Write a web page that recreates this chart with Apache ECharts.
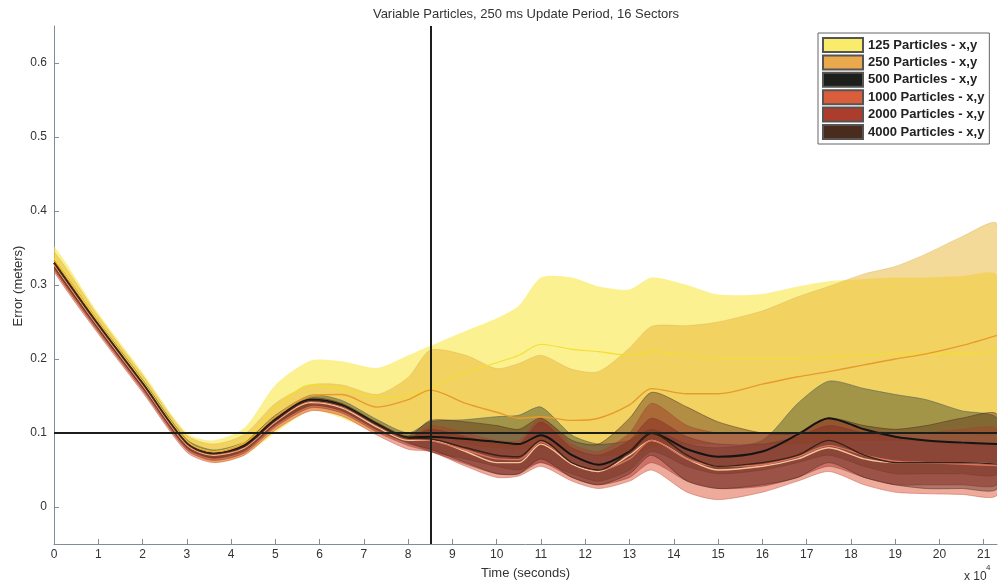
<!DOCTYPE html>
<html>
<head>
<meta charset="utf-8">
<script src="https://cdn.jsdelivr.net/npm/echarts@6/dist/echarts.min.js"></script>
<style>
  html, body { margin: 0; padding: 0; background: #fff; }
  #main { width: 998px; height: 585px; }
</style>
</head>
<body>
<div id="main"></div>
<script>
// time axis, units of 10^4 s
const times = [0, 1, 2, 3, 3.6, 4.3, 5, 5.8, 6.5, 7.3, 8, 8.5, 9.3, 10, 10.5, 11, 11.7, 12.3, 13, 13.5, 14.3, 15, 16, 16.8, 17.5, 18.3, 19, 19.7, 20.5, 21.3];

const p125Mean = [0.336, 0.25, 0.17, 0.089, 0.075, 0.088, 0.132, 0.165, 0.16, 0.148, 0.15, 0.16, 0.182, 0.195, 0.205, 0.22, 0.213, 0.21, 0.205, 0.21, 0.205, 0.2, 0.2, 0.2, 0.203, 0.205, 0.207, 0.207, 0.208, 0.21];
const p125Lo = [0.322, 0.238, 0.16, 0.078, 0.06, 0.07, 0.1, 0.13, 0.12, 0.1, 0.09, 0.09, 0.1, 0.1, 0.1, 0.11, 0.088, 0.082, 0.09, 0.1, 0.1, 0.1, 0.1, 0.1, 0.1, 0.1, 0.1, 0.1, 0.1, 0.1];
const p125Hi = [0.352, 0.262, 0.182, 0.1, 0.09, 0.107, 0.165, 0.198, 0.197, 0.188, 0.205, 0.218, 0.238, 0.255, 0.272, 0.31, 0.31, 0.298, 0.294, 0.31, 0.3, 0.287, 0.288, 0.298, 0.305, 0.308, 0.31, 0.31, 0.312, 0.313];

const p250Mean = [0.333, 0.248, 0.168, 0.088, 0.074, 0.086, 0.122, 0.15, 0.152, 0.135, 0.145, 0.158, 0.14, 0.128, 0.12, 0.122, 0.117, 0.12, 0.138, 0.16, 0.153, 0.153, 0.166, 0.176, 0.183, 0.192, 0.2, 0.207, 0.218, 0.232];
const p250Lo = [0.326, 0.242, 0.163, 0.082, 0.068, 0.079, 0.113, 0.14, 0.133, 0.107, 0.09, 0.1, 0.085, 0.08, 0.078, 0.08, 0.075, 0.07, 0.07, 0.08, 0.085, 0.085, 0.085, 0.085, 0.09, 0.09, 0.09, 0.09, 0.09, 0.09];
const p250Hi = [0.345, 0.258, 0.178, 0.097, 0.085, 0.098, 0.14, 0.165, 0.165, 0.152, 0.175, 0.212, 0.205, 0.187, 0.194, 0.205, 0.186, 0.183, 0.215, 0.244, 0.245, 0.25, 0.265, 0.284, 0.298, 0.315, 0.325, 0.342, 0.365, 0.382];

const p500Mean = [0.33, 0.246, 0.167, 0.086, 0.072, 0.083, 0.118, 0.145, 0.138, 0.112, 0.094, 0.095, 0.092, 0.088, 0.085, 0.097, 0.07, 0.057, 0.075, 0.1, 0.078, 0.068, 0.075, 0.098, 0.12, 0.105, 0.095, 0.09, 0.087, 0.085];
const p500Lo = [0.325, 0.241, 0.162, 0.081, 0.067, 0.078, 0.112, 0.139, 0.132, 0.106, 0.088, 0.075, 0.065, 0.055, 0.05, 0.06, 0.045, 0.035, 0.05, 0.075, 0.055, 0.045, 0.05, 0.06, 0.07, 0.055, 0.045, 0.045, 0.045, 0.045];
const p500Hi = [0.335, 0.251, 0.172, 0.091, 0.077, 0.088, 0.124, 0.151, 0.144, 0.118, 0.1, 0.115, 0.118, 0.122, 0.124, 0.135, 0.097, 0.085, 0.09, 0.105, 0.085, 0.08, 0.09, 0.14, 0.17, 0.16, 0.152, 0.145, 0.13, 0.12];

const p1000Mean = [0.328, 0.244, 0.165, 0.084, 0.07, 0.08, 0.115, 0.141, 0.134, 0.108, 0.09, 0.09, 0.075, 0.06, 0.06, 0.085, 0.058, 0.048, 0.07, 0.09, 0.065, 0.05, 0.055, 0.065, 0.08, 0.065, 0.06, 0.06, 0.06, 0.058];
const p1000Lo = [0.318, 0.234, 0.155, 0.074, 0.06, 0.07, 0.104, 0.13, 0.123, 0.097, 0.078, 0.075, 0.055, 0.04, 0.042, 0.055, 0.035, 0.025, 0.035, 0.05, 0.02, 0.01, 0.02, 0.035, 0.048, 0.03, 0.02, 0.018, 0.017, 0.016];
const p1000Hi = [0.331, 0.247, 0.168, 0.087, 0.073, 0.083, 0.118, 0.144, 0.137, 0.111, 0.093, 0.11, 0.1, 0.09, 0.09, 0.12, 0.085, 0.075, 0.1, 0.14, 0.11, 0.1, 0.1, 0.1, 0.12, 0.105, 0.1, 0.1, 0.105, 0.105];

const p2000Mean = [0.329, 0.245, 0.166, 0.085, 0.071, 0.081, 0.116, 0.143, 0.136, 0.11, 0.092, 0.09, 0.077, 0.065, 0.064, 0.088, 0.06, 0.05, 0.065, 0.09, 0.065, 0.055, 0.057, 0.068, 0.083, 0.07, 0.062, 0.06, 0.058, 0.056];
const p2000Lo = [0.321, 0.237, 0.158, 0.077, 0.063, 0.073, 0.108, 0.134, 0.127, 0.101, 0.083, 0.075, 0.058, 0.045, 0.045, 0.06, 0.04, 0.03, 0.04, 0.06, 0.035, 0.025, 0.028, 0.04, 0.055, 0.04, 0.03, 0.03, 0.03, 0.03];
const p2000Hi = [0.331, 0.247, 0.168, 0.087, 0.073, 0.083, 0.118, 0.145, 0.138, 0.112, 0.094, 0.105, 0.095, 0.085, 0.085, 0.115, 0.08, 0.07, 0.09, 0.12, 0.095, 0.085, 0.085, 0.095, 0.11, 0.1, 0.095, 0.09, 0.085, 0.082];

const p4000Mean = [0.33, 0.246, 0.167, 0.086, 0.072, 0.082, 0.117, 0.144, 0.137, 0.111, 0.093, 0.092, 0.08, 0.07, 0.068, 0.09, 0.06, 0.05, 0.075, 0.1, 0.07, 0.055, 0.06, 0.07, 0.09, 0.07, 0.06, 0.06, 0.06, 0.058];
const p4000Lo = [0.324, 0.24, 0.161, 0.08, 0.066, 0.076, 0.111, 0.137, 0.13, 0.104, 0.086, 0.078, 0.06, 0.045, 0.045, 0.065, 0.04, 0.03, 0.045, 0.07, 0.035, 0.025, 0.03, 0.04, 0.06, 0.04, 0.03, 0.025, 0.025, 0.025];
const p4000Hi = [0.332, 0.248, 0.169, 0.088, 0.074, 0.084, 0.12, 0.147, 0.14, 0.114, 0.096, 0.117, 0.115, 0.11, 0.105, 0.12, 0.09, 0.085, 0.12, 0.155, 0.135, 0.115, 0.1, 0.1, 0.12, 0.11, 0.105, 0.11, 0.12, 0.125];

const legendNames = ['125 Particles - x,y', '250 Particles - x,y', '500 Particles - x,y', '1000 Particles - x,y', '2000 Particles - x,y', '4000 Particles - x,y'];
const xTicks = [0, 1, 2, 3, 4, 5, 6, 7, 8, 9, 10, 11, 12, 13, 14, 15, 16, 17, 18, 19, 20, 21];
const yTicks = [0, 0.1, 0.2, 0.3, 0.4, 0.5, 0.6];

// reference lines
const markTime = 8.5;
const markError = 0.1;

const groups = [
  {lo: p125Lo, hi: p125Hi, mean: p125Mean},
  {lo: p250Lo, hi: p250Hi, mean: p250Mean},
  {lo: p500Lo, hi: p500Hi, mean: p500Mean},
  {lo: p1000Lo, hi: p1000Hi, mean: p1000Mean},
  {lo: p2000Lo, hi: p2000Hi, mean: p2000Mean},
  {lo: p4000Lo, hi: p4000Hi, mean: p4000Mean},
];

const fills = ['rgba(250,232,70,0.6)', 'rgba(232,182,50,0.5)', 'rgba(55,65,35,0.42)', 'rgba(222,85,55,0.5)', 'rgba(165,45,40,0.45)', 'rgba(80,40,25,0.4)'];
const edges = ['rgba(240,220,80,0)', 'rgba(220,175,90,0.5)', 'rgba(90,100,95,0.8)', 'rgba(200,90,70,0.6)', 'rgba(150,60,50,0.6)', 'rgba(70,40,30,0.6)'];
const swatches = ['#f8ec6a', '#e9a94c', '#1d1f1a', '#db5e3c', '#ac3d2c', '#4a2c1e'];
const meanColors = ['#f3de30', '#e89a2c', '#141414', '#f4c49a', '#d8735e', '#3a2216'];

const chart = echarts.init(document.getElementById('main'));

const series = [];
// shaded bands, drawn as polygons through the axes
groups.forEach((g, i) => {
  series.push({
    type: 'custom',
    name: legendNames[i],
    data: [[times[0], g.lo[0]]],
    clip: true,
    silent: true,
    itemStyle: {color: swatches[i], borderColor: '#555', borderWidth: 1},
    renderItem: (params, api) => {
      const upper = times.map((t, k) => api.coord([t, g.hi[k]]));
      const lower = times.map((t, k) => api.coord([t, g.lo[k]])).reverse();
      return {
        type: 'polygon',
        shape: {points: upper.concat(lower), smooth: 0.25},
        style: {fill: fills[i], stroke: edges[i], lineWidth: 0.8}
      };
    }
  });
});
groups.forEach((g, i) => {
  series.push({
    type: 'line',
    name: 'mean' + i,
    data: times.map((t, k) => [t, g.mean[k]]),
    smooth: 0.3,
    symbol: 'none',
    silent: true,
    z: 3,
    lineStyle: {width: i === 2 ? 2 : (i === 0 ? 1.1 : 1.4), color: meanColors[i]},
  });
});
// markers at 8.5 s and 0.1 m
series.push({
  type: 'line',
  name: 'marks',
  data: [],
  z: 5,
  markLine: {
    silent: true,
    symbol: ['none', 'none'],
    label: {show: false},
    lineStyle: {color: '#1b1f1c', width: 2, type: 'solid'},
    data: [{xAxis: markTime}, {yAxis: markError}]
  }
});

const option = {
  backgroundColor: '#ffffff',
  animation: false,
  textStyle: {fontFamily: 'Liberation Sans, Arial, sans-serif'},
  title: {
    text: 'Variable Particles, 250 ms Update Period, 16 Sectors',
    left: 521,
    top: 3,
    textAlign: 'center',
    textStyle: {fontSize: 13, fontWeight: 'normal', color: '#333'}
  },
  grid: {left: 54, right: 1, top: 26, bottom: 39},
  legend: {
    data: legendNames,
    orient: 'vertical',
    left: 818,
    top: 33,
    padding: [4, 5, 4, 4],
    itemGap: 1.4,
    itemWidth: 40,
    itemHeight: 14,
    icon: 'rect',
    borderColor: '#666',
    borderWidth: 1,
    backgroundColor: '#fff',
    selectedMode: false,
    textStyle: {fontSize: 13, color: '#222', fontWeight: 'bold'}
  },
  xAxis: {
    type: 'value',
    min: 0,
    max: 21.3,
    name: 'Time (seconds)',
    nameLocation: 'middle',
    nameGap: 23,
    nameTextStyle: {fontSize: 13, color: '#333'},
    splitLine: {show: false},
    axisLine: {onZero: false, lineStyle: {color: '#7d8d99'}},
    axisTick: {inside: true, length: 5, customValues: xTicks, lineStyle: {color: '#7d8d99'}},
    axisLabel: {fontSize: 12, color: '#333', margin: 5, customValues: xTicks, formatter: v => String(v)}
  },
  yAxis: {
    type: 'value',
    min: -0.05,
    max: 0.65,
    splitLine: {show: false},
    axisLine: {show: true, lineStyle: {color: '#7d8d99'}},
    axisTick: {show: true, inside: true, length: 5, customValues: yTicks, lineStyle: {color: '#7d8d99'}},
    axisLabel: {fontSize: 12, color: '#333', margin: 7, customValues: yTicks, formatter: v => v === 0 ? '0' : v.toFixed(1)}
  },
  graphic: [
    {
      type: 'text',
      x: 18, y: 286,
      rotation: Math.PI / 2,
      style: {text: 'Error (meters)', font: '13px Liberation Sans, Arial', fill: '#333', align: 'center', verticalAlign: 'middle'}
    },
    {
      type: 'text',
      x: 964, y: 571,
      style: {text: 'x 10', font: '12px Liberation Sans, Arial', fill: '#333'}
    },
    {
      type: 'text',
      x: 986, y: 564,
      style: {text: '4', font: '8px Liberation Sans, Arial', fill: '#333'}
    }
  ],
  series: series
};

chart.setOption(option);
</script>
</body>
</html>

|---|

== Task instructions ==
Write out exactly the opening lines of the data, stopping after the line that holds "19.7, 20.5, 21.3];". Exclude pictures.

== Result ==
Write a web page that recreates this chart with Apache ECharts.
<!DOCTYPE html>
<html>
<head>
<meta charset="utf-8">
<script src="https://cdn.jsdelivr.net/npm/echarts@6/dist/echarts.min.js"></script>
<style>
  html, body { margin: 0; padding: 0; background: #fff; }
  #main { width: 998px; height: 585px; }
</style>
</head>
<body>
<div id="main"></div>
<script>
// time axis, units of 10^4 s
const times = [0, 1, 2, 3, 3.6, 4.3, 5, 5.8, 6.5, 7.3, 8, 8.5, 9.3, 10, 10.5, 11, 11.7, 12.3, 13, 13.5, 14.3, 15, 16, 16.8, 17.5, 18.3, 19, 19.7, 20.5, 21.3];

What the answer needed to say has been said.